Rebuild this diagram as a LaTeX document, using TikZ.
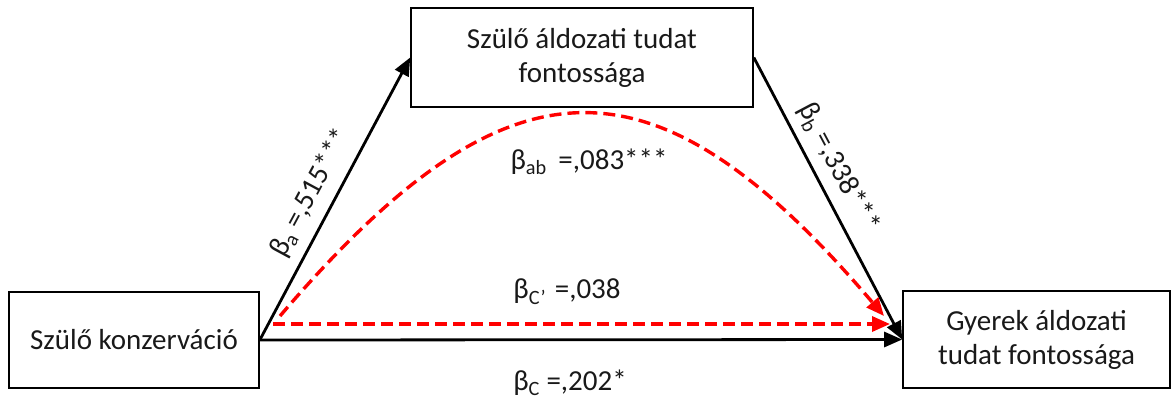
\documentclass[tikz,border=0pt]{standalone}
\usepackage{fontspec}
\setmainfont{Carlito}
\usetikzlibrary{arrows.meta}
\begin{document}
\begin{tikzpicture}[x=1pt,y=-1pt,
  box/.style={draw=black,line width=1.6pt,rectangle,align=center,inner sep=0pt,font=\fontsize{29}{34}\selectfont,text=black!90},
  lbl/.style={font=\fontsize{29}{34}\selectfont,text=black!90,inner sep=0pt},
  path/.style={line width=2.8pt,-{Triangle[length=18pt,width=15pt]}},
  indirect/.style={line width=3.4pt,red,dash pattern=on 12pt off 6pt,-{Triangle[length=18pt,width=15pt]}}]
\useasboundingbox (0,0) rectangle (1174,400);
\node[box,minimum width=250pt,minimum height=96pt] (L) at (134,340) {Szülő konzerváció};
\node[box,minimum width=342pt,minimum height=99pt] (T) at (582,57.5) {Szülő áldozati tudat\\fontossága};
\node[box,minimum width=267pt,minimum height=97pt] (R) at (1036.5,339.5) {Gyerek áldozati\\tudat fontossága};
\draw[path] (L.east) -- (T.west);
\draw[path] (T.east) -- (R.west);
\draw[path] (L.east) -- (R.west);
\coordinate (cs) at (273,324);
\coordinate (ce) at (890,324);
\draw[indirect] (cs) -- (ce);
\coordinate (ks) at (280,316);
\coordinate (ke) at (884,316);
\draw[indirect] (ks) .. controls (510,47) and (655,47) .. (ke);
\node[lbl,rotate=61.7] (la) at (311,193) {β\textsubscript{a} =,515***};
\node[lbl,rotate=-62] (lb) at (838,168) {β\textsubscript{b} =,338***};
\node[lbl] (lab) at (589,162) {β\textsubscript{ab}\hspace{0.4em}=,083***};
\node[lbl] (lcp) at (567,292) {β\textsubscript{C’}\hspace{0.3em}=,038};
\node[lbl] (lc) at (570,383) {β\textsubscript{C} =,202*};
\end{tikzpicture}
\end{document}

-=-=-=-=-

### Task
Copy the material shown above in full and exactly. Skip the pictures.

### Answer to this exercise
Rebuild this diagram as a LaTeX document, using TikZ.
\documentclass[tikz,border=0pt]{standalone}
\usepackage{fontspec}
\setmainfont{Carlito}
\usetikzlibrary{arrows.meta}
\begin{document}
\begin{tikzpicture}[x=1pt,y=-1pt,
  box/.style={draw=black,line width=1.6pt,rectangle,align=center,inner sep=0pt,font=\fontsize{29}{34}\selectfont,text=black!90},
  lbl/.style={font=\fontsize{29}{34}\selectfont,text=black!90,inner sep=0pt},
  path/.style={line width=2.8pt,-{Triangle[length=18pt,width=15pt]}},
  indirect/.style={line width=3.4pt,red,dash pattern=on 12pt off 6pt,-{Triangle[length=18pt,width=15pt]}}]
\useasboundingbox (0,0) rectangle (1174,400);
\node[box,minimum width=250pt,minimum height=96pt] (L) at (134,340) {Szülő konzerváció};
\node[box,minimum width=342pt,minimum height=99pt] (T) at (582,57.5) {Szülő áldozati tudat\\fontossága};
\node[box,minimum width=267pt,minimum height=97pt] (R) at (1036.5,339.5) {Gyerek áldozati\\tudat fontossága};
\draw[path] (L.east) -- (T.west);
\draw[path] (T.east) -- (R.west);
\draw[path] (L.east) -- (R.west);
\coordinate (cs) at (273,324);
\coordinate (ce) at (890,324);
\draw[indirect] (cs) -- (ce);
\coordinate (ks) at (280,316);
\coordinate (ke) at (884,316);
\draw[indirect] (ks) .. controls (510,47) and (655,47) .. (ke);
\node[lbl,rotate=61.7] (la) at (311,193) {β\textsubscript{a} =,515***};
\node[lbl,rotate=-62] (lb) at (838,168) {β\textsubscript{b} =,338***};
\node[lbl] (lab) at (589,162) {β\textsubscript{ab}\hspace{0.4em}=,083***};
\node[lbl] (lcp) at (567,292) {β\textsubscript{C’}\hspace{0.3em}=,038};
\node[lbl] (lc) at (570,383) {β\textsubscript{C} =,202*};
\end{tikzpicture}
\end{document}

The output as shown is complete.